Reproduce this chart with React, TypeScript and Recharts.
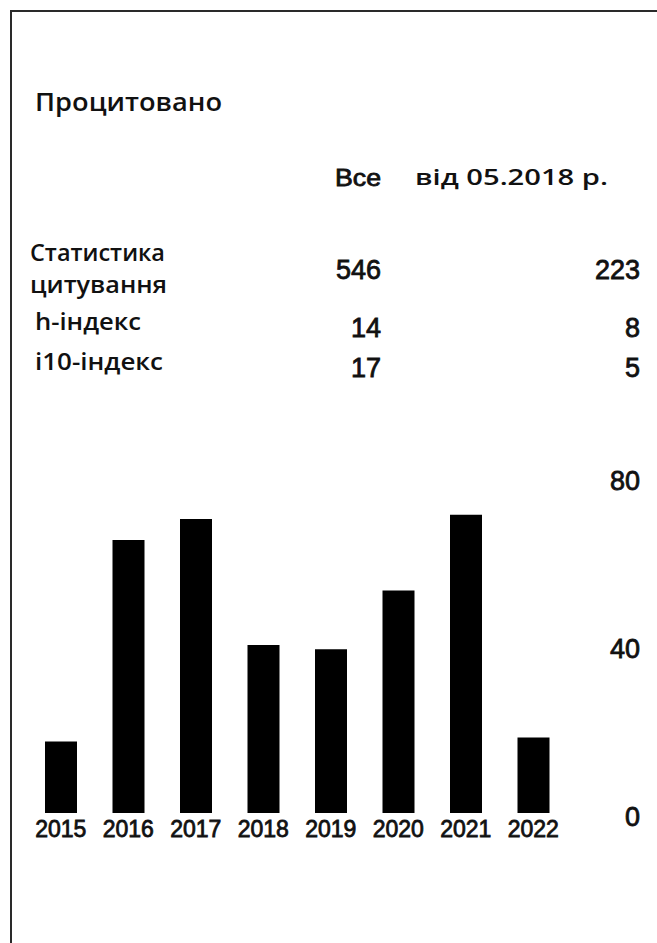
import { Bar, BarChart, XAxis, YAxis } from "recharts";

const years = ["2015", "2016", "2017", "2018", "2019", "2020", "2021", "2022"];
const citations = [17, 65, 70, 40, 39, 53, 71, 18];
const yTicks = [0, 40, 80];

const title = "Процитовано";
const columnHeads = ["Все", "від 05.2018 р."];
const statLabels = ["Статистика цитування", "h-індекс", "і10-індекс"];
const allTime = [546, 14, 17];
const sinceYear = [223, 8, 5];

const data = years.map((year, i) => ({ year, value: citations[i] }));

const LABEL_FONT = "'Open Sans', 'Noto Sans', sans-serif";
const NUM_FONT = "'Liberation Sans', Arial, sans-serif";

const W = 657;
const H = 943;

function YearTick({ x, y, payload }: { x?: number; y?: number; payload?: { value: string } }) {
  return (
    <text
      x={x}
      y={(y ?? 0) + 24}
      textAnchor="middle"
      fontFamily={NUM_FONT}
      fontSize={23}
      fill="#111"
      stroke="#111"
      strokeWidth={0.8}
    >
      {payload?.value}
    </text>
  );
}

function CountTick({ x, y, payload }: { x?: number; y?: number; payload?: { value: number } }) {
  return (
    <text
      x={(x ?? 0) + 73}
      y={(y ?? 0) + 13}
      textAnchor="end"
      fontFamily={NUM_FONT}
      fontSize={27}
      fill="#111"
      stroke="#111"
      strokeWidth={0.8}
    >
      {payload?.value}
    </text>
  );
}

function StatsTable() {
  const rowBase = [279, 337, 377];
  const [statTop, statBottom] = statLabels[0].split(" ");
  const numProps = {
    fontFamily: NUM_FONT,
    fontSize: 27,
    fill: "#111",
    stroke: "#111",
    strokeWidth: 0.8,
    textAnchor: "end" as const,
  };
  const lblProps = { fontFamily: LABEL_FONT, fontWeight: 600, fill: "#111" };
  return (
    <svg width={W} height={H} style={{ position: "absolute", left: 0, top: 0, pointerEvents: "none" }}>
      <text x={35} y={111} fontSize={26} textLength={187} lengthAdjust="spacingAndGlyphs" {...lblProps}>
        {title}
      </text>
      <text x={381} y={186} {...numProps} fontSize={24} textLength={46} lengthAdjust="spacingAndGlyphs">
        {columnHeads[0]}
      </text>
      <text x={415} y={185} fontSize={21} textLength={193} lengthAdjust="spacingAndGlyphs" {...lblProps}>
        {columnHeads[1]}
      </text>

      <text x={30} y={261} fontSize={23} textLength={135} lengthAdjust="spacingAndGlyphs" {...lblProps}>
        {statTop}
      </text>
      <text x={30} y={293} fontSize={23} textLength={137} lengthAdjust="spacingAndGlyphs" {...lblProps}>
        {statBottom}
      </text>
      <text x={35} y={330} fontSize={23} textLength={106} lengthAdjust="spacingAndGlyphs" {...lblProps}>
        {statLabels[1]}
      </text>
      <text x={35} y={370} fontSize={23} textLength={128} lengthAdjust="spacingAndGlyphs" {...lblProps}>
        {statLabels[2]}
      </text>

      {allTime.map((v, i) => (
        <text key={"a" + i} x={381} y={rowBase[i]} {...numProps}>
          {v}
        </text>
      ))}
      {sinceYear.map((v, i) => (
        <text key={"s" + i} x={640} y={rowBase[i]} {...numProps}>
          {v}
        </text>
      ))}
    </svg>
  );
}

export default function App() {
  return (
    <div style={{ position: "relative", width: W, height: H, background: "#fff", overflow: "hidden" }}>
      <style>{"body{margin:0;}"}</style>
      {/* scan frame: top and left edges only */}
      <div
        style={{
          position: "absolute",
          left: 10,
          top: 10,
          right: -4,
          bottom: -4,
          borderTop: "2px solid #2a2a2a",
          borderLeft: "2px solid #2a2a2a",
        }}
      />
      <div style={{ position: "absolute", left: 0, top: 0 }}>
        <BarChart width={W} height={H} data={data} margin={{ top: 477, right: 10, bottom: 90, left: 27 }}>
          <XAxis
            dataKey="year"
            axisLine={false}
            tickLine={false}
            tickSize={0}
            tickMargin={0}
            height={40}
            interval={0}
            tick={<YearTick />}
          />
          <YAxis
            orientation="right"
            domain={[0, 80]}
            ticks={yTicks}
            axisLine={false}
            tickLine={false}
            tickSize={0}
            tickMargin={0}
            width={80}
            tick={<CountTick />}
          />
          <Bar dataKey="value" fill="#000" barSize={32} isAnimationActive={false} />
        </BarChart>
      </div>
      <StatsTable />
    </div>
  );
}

*Task to carry out*: Without the pictures, write out the whole listing above exactly as it appears.

*Exercise solution*:
Reproduce this chart with React, TypeScript and Recharts.
import { Bar, BarChart, XAxis, YAxis } from "recharts";

const years = ["2015", "2016", "2017", "2018", "2019", "2020", "2021", "2022"];
const citations = [17, 65, 70, 40, 39, 53, 71, 18];
const yTicks = [0, 40, 80];

const title = "Процитовано";
const columnHeads = ["Все", "від 05.2018 р."];
const statLabels = ["Статистика цитування", "h-індекс", "і10-індекс"];
const allTime = [546, 14, 17];
const sinceYear = [223, 8, 5];

const data = years.map((year, i) => ({ year, value: citations[i] }));

const LABEL_FONT = "'Open Sans', 'Noto Sans', sans-serif";
const NUM_FONT = "'Liberation Sans', Arial, sans-serif";

const W = 657;
const H = 943;

function YearTick({ x, y, payload }: { x?: number; y?: number; payload?: { value: string } }) {
  return (
    <text
      x={x}
      y={(y ?? 0) + 24}
      textAnchor="middle"
      fontFamily={NUM_FONT}
      fontSize={23}
      fill="#111"
      stroke="#111"
      strokeWidth={0.8}
    >
      {payload?.value}
    </text>
  );
}

function CountTick({ x, y, payload }: { x?: number; y?: number; payload?: { value: number } }) {
  return (
    <text
      x={(x ?? 0) + 73}
      y={(y ?? 0) + 13}
      textAnchor="end"
      fontFamily={NUM_FONT}
      fontSize={27}
      fill="#111"
      stroke="#111"
      strokeWidth={0.8}
    >
      {payload?.value}
    </text>
  );
}

function StatsTable() {
  const rowBase = [279, 337, 377];
  const [statTop, statBottom] = statLabels[0].split(" ");
  const numProps = {
    fontFamily: NUM_FONT,
    fontSize: 27,
    fill: "#111",
    stroke: "#111",
    strokeWidth: 0.8,
    textAnchor: "end" as const,
  };
  const lblProps = { fontFamily: LABEL_FONT, fontWeight: 600, fill: "#111" };
  return (
    <svg width={W} height={H} style={{ position: "absolute", left: 0, top: 0, pointerEvents: "none" }}>
      <text x={35} y={111} fontSize={26} textLength={187} lengthAdjust="spacingAndGlyphs" {...lblProps}>
        {title}
      </text>
      <text x={381} y={186} {...numProps} fontSize={24} textLength={46} lengthAdjust="spacingAndGlyphs">
        {columnHeads[0]}
      </text>
      <text x={415} y={185} fontSize={21} textLength={193} lengthAdjust="spacingAndGlyphs" {...lblProps}>
        {columnHeads[1]}
      </text>

      <text x={30} y={261} fontSize={23} textLength={135} lengthAdjust="spacingAndGlyphs" {...lblProps}>
        {statTop}
      </text>
      <text x={30} y={293} fontSize={23} textLength={137} lengthAdjust="spacingAndGlyphs" {...lblProps}>
        {statBottom}
      </text>
      <text x={35} y={330} fontSize={23} textLength={106} lengthAdjust="spacingAndGlyphs" {...lblProps}>
        {statLabels[1]}
      </text>
      <text x={35} y={370} fontSize={23} textLength={128} lengthAdjust="spacingAndGlyphs" {...lblProps}>
        {statLabels[2]}
      </text>

      {allTime.map((v, i) => (
        <text key={"a" + i} x={381} y={rowBase[i]} {...numProps}>
          {v}
        </text>
      ))}
      {sinceYear.map((v, i) => (
        <text key={"s" + i} x={640} y={rowBase[i]} {...numProps}>
          {v}
        </text>
      ))}
    </svg>
  );
}

export default function App() {
  return (
    <div style={{ position: "relative", width: W, height: H, background: "#fff", overflow: "hidden" }}>
      <style>{"body{margin:0;}"}</style>
      {/* scan frame: top and left edges only */}
      <div
        style={{
          position: "absolute",
          left: 10,
          top: 10,
          right: -4,
          bottom: -4,
          borderTop: "2px solid #2a2a2a",
          borderLeft: "2px solid #2a2a2a",
        }}
      />
      <div style={{ position: "absolute", left: 0, top: 0 }}>
        <BarChart width={W} height={H} data={data} margin={{ top: 477, right: 10, bottom: 90, left: 27 }}>
          <XAxis
            dataKey="year"
            axisLine={false}
            tickLine={false}
            tickSize={0}
            tickMargin={0}
            height={40}
            interval={0}
            tick={<YearTick />}
          />
          <YAxis
            orientation="right"
            domain={[0, 80]}
            ticks={yTicks}
            axisLine={false}
            tickLine={false}
            tickSize={0}
            tickMargin={0}
            width={80}
            tick={<CountTick />}
          />
          <Bar dataKey="value" fill="#000" barSize={32} isAnimationActive={false} />
        </BarChart>
      </div>
      <StatsTable />
    </div>
  );
}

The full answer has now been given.